Catastrophe modeling firm Risk Management Solutions (RMS) has estimated insured losses from Hurricane Charley at $6 to $8 billion based on a detailed reconstruction of the storm’s windfield and damage pattern.
RMS engineers have been surveying damage since Saturday, and have verified the storm’s unusually narrow swath of intense damage. The teams have also been validating the exact position of this damage relative to the highest concentrations of insured property in the landfall zone and in the Orlando metropolitan area.
This analysis has led to an increase in insured loss estimates relative to the company’s preliminary estimate of approximately $5 billion, issued on Friday evening as Charley was exiting Florida’s east coast. Updated losses include a small contribution from the storm’s second landfall in the Carolinas.
The RMS reconnaissance team surveying the landfall area confirmed the highest levels of damage from just south of Fort Myers northward to Port Charlotte. Offshore barrier islands that took the brunt of the storm’s wind and surge, including Sanibel Island, were still inaccessible. These areas have undergone rapid development in recent years, increasing the amount of insured exposure.
“Damage patterns are very consistent with our windfield reconstruction,” Michael Young, chief wind vulnerability engineer at RMS, commented. “There is widespread severe damage to mobile homes and light metal buildings throughout the landfall area. We also see severe roof damage to residences, as expected from Category 4 winds.”
The damage path extends inland along U.S. Highway 17 past the town of Arcadia in DeSoto County, where the team also observed heavy damage. In the core of the wind swath near Arcadia, a number of steel frame structures including the Turner Civic Center sustained major damage consistent with Category 3 winds, as modeled in the RMS windfield.
A second reconnaissance team in Orlando confirmed the position and intensity of winds as the storm penetrated far inland. Charley moved very quickly across the state, allowing it to maintain strong Category 1 to Category 2 force winds on its approach to the densely populated Orlando metropolitan area.

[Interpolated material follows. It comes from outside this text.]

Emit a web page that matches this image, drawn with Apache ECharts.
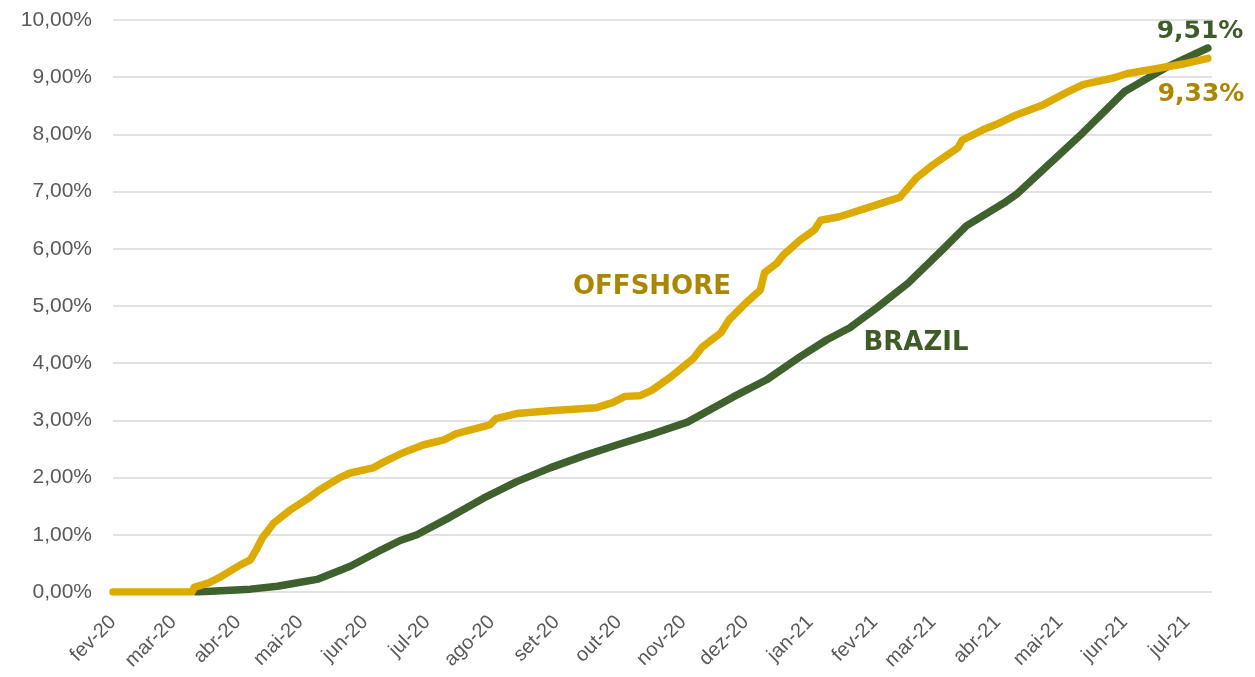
<!DOCTYPE html>
<html>
<head>
<meta charset="utf-8">
<script src="https://cdn.jsdelivr.net/npm/echarts@6/dist/echarts.min.js"></script>
<style>
  html, body { margin: 0; padding: 0; background: #fff; }
  #chart { width: 1255px; height: 677px; }
</style>
</head>
<body>
<div id="chart"></div>
<script>
// month ticks on the x axis
var monthTicks = ['2020-02-01', '2020-03-01', '2020-04-01', '2020-05-01', '2020-06-01', '2020-07-01',
    '2020-08-01', '2020-09-01', '2020-10-01', '2020-11-01', '2020-12-01', '2021-01-01',
    '2021-02-01', '2021-03-01', '2021-04-01', '2021-05-01', '2021-06-01', '2021-07-01'];
var monthNames = ['jan', 'fev', 'mar', 'abr', 'mai', 'jun', 'jul', 'ago', 'set', 'out', 'nov', 'dez'];

// OFFSHORE cumulative return (%)
var offshoreDates = ['2020-02-01', '2020-03-10', '2020-03-11', '2020-03-18', '2020-03-23', '2020-04-02',
    '2020-04-07', '2020-04-10', '2020-04-13', '2020-04-15', '2020-04-18', '2020-04-26', '2020-05-05',
    '2020-05-10', '2020-05-20', '2020-05-25', '2020-06-05', '2020-06-10', '2020-06-19', '2020-06-29',
    '2020-07-09', '2020-07-15', '2020-07-31', '2020-08-03', '2020-08-13', '2020-08-29', '2020-09-20',
    '2020-09-28', '2020-10-04', '2020-10-11', '2020-10-17', '2020-10-26', '2020-11-06', '2020-11-10',
    '2020-11-19', '2020-11-23', '2020-12-01', '2020-12-08', '2020-12-10', '2020-12-16', '2020-12-19',
    '2020-12-27', '2021-01-03', '2021-01-06', '2021-01-15', '2021-01-28', '2021-02-13', '2021-02-21',
    '2021-03-01', '2021-03-13', '2021-03-15', '2021-03-25', '2021-04-02', '2021-04-10', '2021-04-23',
    '2021-05-04', '2021-05-12', '2021-05-27', '2021-06-02', '2021-06-18', '2021-06-29', '2021-07-11'];
var offshoreValues = [0, 0, 0.08, 0.16, 0.25, 0.47,
    0.56, 0.75, 0.96, 1.05, 1.20, 1.43, 1.64,
    1.78, 2.00, 2.08, 2.17, 2.27, 2.43, 2.57,
    2.66, 2.77, 2.92, 3.03, 3.12, 3.17, 3.22,
    3.31, 3.42, 3.43, 3.53, 3.76, 4.09, 4.28,
    4.53, 4.76, 5.05, 5.28, 5.58, 5.75, 5.89,
    6.15, 6.33, 6.50, 6.56, 6.71, 6.90, 7.24,
    7.47, 7.77, 7.90, 8.08, 8.20, 8.34, 8.52,
    8.73, 8.87, 8.99, 9.06, 9.16, 9.23, 9.33];

// BRAZIL cumulative return (%)
var brazilDates = ['2020-03-12', '2020-04-07', '2020-04-20', '2020-05-01', '2020-05-09', '2020-05-25',
    '2020-06-07', '2020-06-18', '2020-06-26', '2020-07-12', '2020-07-28', '2020-08-13', '2020-08-29',
    '2020-09-14', '2020-09-30', '2020-10-16', '2020-11-03', '2020-11-25', '2020-12-11', '2020-12-27',
    '2021-01-09', '2021-01-20', '2021-02-02', '2021-02-17', '2021-03-06', '2021-03-17', '2021-04-04',
    '2021-04-10', '2021-05-12', '2021-06-01', '2021-06-22', '2021-07-11'];
var brazilValues = [0, 0.05, 0.10, 0.17, 0.22, 0.45,
    0.70, 0.90, 1.00, 1.31, 1.64, 1.93, 2.17,
    2.38, 2.57, 2.75, 2.97, 3.41, 3.71, 4.11,
    4.41, 4.62, 4.97, 5.40, 6.00, 6.40, 6.80,
    6.95, 8.03, 8.75, 9.19, 9.51];

function ts(d) {
    return Date.UTC(+d.slice(0, 4), +d.slice(5, 7) - 1, +d.slice(8, 10));
}
function pairs(dates, values) {
    return dates.map(function (d, i) { return [ts(d), values[i]]; });
}
function pct(v) {
    return v.toFixed(2).replace('.', ',') + '%';
}

var gold = '#DDAA00';
var green = '#3F612D';
var goldText = '#AB8600';
var greenText = '#3D5C27';

var option = {
    animation: false,
    grid: { left: 113, right: 43, top: 20, bottom: 85 },
    xAxis: {
        type: 'value',
        min: ts('2020-02-01'),
        max: ts('2021-07-13'),
        axisLine: { show: false },
        axisTick: { show: false },
        splitLine: { show: false },
        axisLabel: {
            customValues: monthTicks.map(ts),
            rotate: 45,
            margin: 27,
            color: '#595959',
            fontSize: 20,
            fontFamily: 'Liberation Sans',
            hideOverlap: false,
            formatter: function (v) {
                var d = new Date(v);
                return monthNames[d.getUTCMonth()] + '-' + String(d.getUTCFullYear()).slice(2);
            }
        }
    },
    yAxis: {
        type: 'value',
        min: 0,
        max: 10,
        interval: 1,
        axisLine: { show: false },
        axisTick: { show: false },
        splitLine: { lineStyle: { color: '#D9D9D9', width: 1.5 } },
        axisLabel: {
            color: '#595959',
            fontSize: 21,
            fontFamily: 'Liberation Sans',
            margin: 21,
            formatter: pct
        }
    },
    series: [
        {
            name: 'BRAZIL',
            type: 'line',
            showSymbol: false,
            data: pairs(brazilDates, brazilValues),
            lineStyle: { color: green, width: 7.5, cap: 'round', join: 'round' },
            itemStyle: { color: green },
            z: 2
        },
        {
            name: 'OFFSHORE',
            type: 'line',
            showSymbol: false,
            data: pairs(offshoreDates, offshoreValues),
            lineStyle: { color: gold, width: 7.5, cap: 'round', join: 'round' },
            itemStyle: { color: gold },
            z: 3
        }
    ],
    graphic: [
        { type: 'text', x: 652, y: 287, style: { text: 'OFFSHORE', fill: goldText, font: 'bold 26px "DejaVu Sans"', align: 'center', verticalAlign: 'middle' } },
        { type: 'text', x: 916, y: 343, style: { text: 'BRAZIL', fill: greenText, font: 'bold 26px "DejaVu Sans"', align: 'center', verticalAlign: 'middle' } },
        { type: 'text', x: 1200, y: 31, style: { text: pct(brazilValues[brazilValues.length - 1]), fill: greenText, font: 'bold 25px "DejaVu Sans"', align: 'center', verticalAlign: 'middle' } },
        { type: 'text', x: 1201, y: 94, style: { text: pct(offshoreValues[offshoreValues.length - 1]), fill: goldText, font: 'bold 25px "DejaVu Sans"', align: 'center', verticalAlign: 'middle' } }
    ]
};

var myChart = echarts.init(document.getElementById('chart'));
myChart.setOption(option);
</script>
</body>
</html>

“The damage is quite heavy if you consider how far inland we are from the landfall point,” Phil LeGrone, RMS vulnerability engineer in charge of the Orlando reconnaissance, remarked. “The most intense damage occurred in southern parts of the metropolitan area, along a corridor about 10 miles wide between Interstate 4 and the Orlando International Airport. The amount of development in the Orlando area makes it an important component of the total loss in the state.”

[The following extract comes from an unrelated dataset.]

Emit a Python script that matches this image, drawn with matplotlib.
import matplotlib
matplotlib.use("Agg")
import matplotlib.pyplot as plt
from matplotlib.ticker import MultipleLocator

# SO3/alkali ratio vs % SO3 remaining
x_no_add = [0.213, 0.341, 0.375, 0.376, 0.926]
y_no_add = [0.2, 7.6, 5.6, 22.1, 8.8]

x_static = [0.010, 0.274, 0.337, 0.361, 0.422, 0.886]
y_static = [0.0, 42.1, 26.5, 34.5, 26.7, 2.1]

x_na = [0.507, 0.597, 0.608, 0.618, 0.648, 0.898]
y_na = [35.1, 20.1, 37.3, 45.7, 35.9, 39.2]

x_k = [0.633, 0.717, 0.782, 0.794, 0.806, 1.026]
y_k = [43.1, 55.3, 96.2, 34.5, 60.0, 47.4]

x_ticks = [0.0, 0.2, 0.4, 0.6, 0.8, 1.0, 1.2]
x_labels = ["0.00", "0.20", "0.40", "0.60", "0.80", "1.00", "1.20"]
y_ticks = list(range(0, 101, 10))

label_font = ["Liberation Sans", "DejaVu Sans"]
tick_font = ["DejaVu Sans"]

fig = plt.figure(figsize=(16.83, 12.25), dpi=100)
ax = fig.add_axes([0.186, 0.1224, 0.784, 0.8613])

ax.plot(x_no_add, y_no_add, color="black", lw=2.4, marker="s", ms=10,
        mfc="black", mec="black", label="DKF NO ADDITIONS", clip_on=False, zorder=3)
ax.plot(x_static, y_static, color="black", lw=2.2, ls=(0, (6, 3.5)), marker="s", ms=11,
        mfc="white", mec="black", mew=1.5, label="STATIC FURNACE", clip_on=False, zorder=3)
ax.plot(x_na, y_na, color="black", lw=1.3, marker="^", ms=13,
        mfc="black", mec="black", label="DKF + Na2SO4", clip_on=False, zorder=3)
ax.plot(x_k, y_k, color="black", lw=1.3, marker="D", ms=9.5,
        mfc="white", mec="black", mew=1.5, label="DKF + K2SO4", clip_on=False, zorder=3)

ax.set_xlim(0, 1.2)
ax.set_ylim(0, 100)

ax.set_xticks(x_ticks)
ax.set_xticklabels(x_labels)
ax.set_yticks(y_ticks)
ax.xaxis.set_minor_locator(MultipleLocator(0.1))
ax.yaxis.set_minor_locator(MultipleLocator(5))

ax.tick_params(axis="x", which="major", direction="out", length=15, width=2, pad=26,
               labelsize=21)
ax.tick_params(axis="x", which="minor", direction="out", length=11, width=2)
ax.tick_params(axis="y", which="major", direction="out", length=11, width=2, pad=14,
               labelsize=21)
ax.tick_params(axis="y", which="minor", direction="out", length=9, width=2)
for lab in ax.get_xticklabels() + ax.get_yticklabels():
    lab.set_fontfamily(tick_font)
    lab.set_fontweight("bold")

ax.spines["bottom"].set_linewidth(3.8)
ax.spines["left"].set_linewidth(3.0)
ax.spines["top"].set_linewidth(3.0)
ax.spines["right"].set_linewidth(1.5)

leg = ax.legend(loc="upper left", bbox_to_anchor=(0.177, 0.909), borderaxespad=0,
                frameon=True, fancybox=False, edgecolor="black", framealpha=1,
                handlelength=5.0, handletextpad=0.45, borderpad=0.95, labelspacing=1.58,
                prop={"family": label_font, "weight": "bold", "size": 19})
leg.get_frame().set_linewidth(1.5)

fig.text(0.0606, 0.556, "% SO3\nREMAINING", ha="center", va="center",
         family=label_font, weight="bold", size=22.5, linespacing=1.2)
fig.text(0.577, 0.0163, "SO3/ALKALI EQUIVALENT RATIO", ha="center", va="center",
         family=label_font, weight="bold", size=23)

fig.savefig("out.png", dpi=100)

The $6 to $8 billion loss estimate includes expected insurance payments for damage to residential and commercial structures, contents, autos, and loss of use (business interruption and additional living expenses). These insured loss estimates do not include other components of total economic loss such as uninsured property, infrastructure damage, agricultural losses, losses below insurance deductibles, or flood losses paid through the National Flood Insurance Program.
The estimates also do not include losses incurred in the Caribbean, where the storm crossed the Cayman Islands as a Category 1 hurricane prior to moving across Cuba and into Florida.